Description of the task –
Give the listing again exactly, omitting its images.

Material shown –
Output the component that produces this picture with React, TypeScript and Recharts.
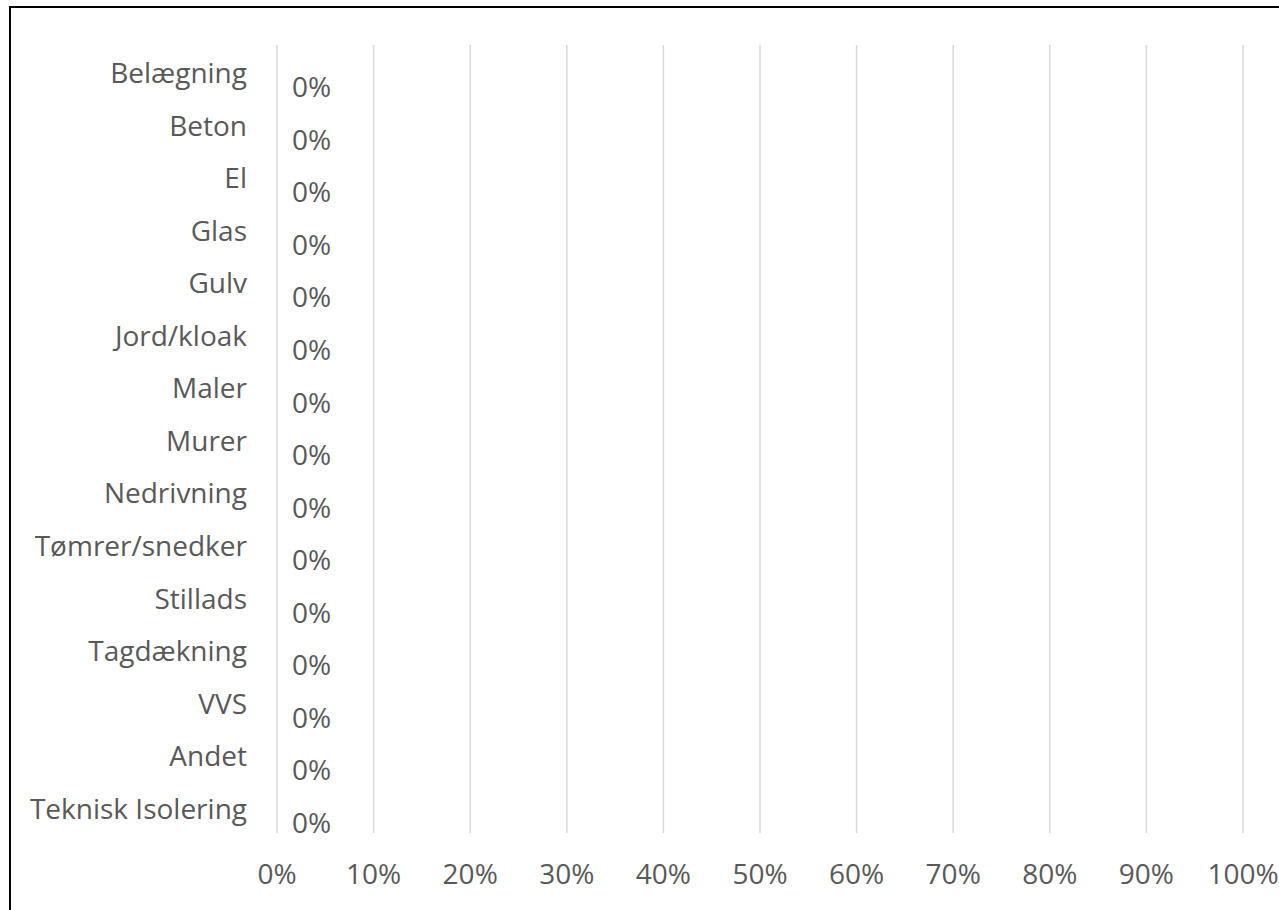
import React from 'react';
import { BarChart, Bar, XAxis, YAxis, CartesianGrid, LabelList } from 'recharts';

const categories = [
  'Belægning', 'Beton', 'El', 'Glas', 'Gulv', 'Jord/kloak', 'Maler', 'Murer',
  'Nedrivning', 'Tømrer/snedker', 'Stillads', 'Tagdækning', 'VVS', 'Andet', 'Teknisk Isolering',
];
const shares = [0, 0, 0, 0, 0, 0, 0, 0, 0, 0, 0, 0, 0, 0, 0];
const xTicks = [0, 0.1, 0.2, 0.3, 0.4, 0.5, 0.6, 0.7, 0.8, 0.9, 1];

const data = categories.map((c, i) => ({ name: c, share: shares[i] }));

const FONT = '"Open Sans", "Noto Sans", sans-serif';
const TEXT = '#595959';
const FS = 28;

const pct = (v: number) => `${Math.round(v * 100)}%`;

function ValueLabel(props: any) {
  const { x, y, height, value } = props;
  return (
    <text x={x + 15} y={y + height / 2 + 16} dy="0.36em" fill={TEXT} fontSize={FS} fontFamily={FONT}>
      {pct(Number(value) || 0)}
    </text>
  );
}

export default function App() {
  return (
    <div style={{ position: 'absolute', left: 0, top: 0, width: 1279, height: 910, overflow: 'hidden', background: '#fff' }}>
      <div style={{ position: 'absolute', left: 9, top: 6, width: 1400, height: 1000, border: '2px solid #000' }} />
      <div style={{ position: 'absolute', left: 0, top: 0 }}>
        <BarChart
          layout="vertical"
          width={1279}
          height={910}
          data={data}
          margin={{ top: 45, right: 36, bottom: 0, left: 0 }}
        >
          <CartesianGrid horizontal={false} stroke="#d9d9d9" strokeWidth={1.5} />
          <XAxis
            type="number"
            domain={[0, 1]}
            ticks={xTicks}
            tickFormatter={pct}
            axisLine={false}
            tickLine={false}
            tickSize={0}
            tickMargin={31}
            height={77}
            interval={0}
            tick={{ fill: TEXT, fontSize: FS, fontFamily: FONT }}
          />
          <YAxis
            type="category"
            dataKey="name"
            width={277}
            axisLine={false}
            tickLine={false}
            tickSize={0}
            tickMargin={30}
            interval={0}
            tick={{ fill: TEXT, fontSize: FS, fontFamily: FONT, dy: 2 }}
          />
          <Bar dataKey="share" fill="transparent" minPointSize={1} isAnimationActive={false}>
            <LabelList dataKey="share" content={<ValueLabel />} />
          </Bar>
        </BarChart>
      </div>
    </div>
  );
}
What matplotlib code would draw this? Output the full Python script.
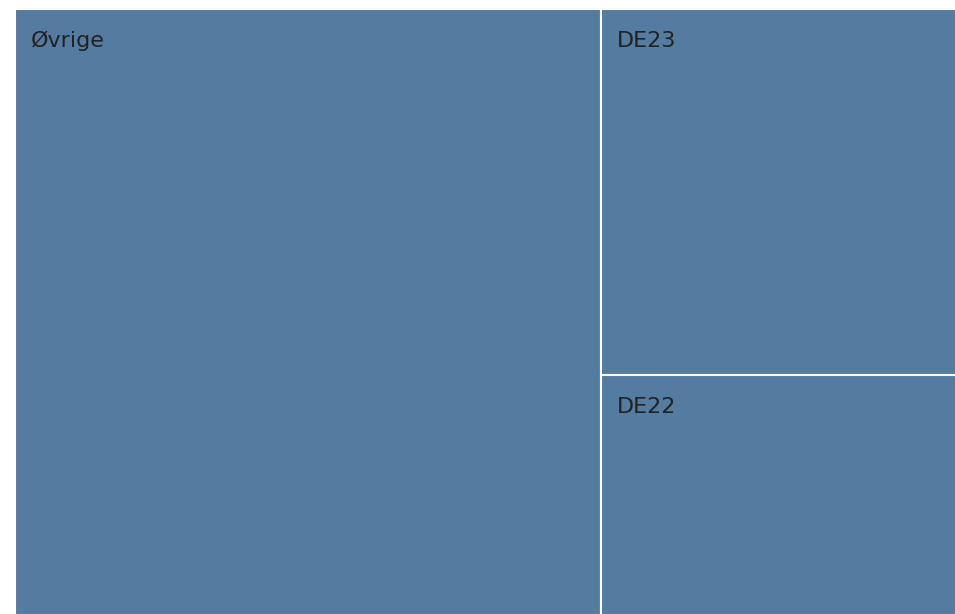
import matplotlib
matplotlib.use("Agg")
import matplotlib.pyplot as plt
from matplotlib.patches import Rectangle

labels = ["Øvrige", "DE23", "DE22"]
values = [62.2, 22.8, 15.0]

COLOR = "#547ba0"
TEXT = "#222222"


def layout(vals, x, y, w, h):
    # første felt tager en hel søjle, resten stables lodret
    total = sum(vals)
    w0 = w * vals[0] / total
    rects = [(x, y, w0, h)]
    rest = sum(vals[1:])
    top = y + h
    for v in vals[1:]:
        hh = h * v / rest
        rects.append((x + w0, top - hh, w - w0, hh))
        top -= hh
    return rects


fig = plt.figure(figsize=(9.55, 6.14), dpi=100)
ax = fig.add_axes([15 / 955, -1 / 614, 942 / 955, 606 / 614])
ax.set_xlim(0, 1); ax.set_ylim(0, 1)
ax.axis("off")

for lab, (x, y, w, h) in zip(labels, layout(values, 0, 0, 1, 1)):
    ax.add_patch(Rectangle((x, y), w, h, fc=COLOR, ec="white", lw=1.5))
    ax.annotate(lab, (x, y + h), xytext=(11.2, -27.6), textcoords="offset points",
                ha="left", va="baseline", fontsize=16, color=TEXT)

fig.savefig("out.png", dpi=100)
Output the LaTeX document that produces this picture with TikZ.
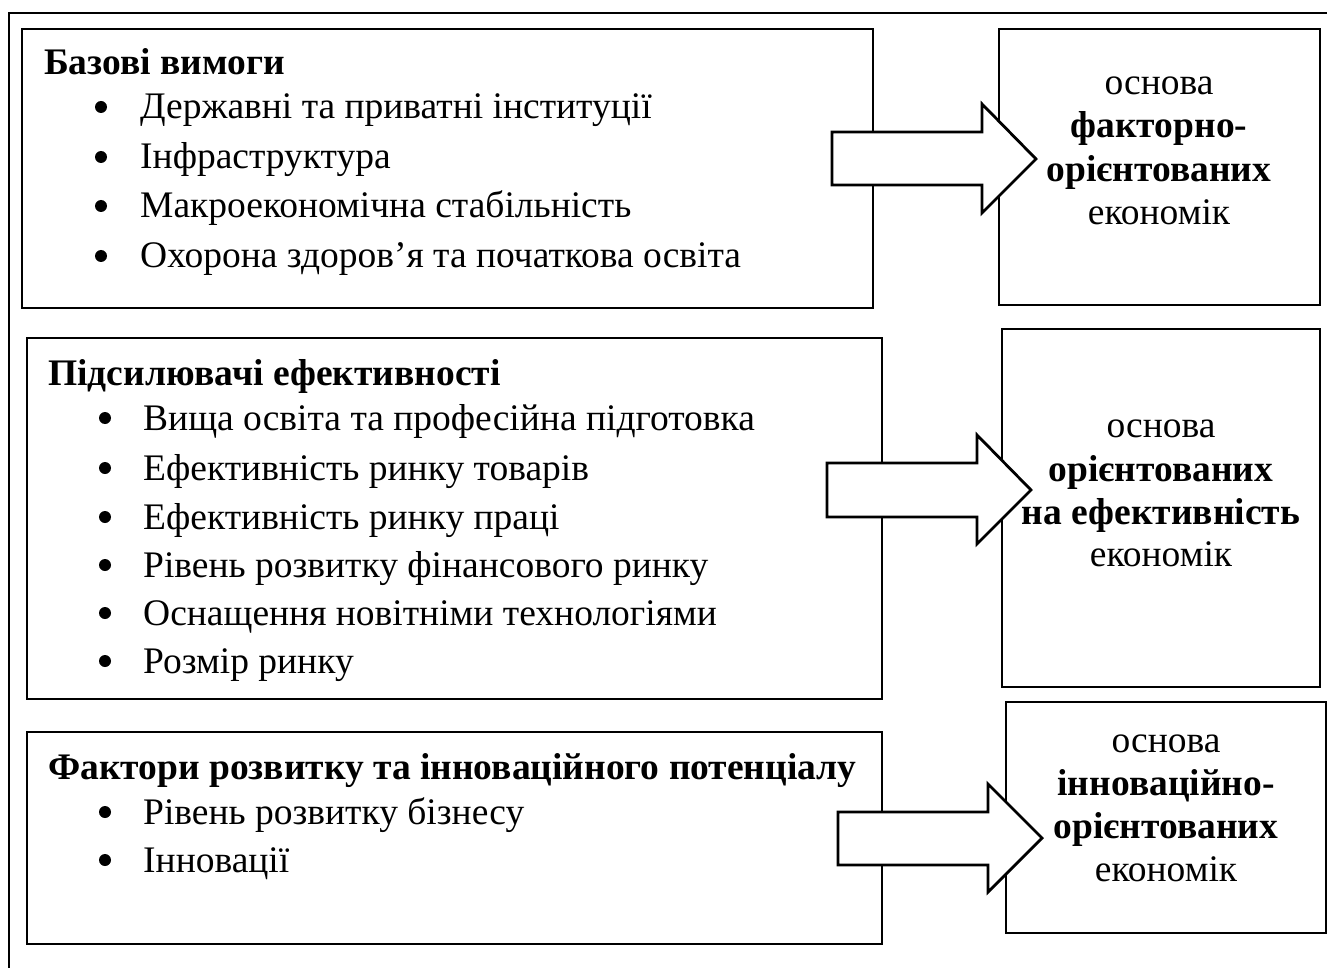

In response –
Output the component that produces this picture with React, TypeScript and Recharts.
import React from 'react';
import { BarChart, Bar, XAxis, YAxis, CartesianGrid, LabelList } from 'recharts';

const categories = [
  'Belægning', 'Beton', 'El', 'Glas', 'Gulv', 'Jord/kloak', 'Maler', 'Murer',
  'Nedrivning', 'Tømrer/snedker', 'Stillads', 'Tagdækning', 'VVS', 'Andet', 'Teknisk Isolering',
];
const shares = [0, 0, 0, 0, 0, 0, 0, 0, 0, 0, 0, 0, 0, 0, 0];
const xTicks = [0, 0.1, 0.2, 0.3, 0.4, 0.5, 0.6, 0.7, 0.8, 0.9, 1];

const data = categories.map((c, i) => ({ name: c, share: shares[i] }));

const FONT = '"Open Sans", "Noto Sans", sans-serif';
const TEXT = '#595959';
const FS = 28;

const pct = (v: number) => `${Math.round(v * 100)}%`;

function ValueLabel(props: any) {
  const { x, y, height, value } = props;
  return (
    <text x={x + 15} y={y + height / 2 + 16} dy="0.36em" fill={TEXT} fontSize={FS} fontFamily={FONT}>
      {pct(Number(value) || 0)}
    </text>
  );
}

export default function App() {
  return (
    <div style={{ position: 'absolute', left: 0, top: 0, width: 1279, height: 910, overflow: 'hidden', background: '#fff' }}>
      <div style={{ position: 'absolute', left: 9, top: 6, width: 1400, height: 1000, border: '2px solid #000' }} />
      <div style={{ position: 'absolute', left: 0, top: 0 }}>
        <BarChart
          layout="vertical"
          width={1279}
          height={910}
          data={data}
          margin={{ top: 45, right: 36, bottom: 0, left: 0 }}
        >
          <CartesianGrid horizontal={false} stroke="#d9d9d9" strokeWidth={1.5} />
          <XAxis
            type="number"
            domain={[0, 1]}
            ticks={xTicks}
            tickFormatter={pct}
            axisLine={false}
            tickLine={false}
            tickSize={0}
            tickMargin={31}
            height={77}
            interval={0}
            tick={{ fill: TEXT, fontSize: FS, fontFamily: FONT }}
          />
          <YAxis
            type="category"
            dataKey="name"
            width={277}
            axisLine={false}
            tickLine={false}
            tickSize={0}
            tickMargin={30}
            interval={0}
            tick={{ fill: TEXT, fontSize: FS, fontFamily: FONT, dy: 2 }}
          />
          <Bar dataKey="share" fill="transparent" minPointSize={1} isAnimationActive={false}>
            <LabelList dataKey="share" content={<ValueLabel />} />
          </Bar>
        </BarChart>
      </div>
    </div>
  );
}
What matplotlib code would draw this? Output the full Python script.
import matplotlib
matplotlib.use("Agg")
import matplotlib.pyplot as plt
from matplotlib.patches import Rectangle

labels = ["Øvrige", "DE23", "DE22"]
values = [62.2, 22.8, 15.0]

COLOR = "#547ba0"
TEXT = "#222222"


def layout(vals, x, y, w, h):
    # første felt tager en hel søjle, resten stables lodret
    total = sum(vals)
    w0 = w * vals[0] / total
    rects = [(x, y, w0, h)]
    rest = sum(vals[1:])
    top = y + h
    for v in vals[1:]:
        hh = h * v / rest
        rects.append((x + w0, top - hh, w - w0, hh))
        top -= hh
    return rects


fig = plt.figure(figsize=(9.55, 6.14), dpi=100)
ax = fig.add_axes([15 / 955, -1 / 614, 942 / 955, 606 / 614])
ax.set_xlim(0, 1); ax.set_ylim(0, 1)
ax.axis("off")

for lab, (x, y, w, h) in zip(labels, layout(values, 0, 0, 1, 1)):
    ax.add_patch(Rectangle((x, y), w, h, fc=COLOR, ec="white", lw=1.5))
    ax.annotate(lab, (x, y + h), xytext=(11.2, -27.6), textcoords="offset points",
                ha="left", va="baseline", fontsize=16, color=TEXT)

fig.savefig("out.png", dpi=100)
Output the LaTeX document that produces this picture with TikZ.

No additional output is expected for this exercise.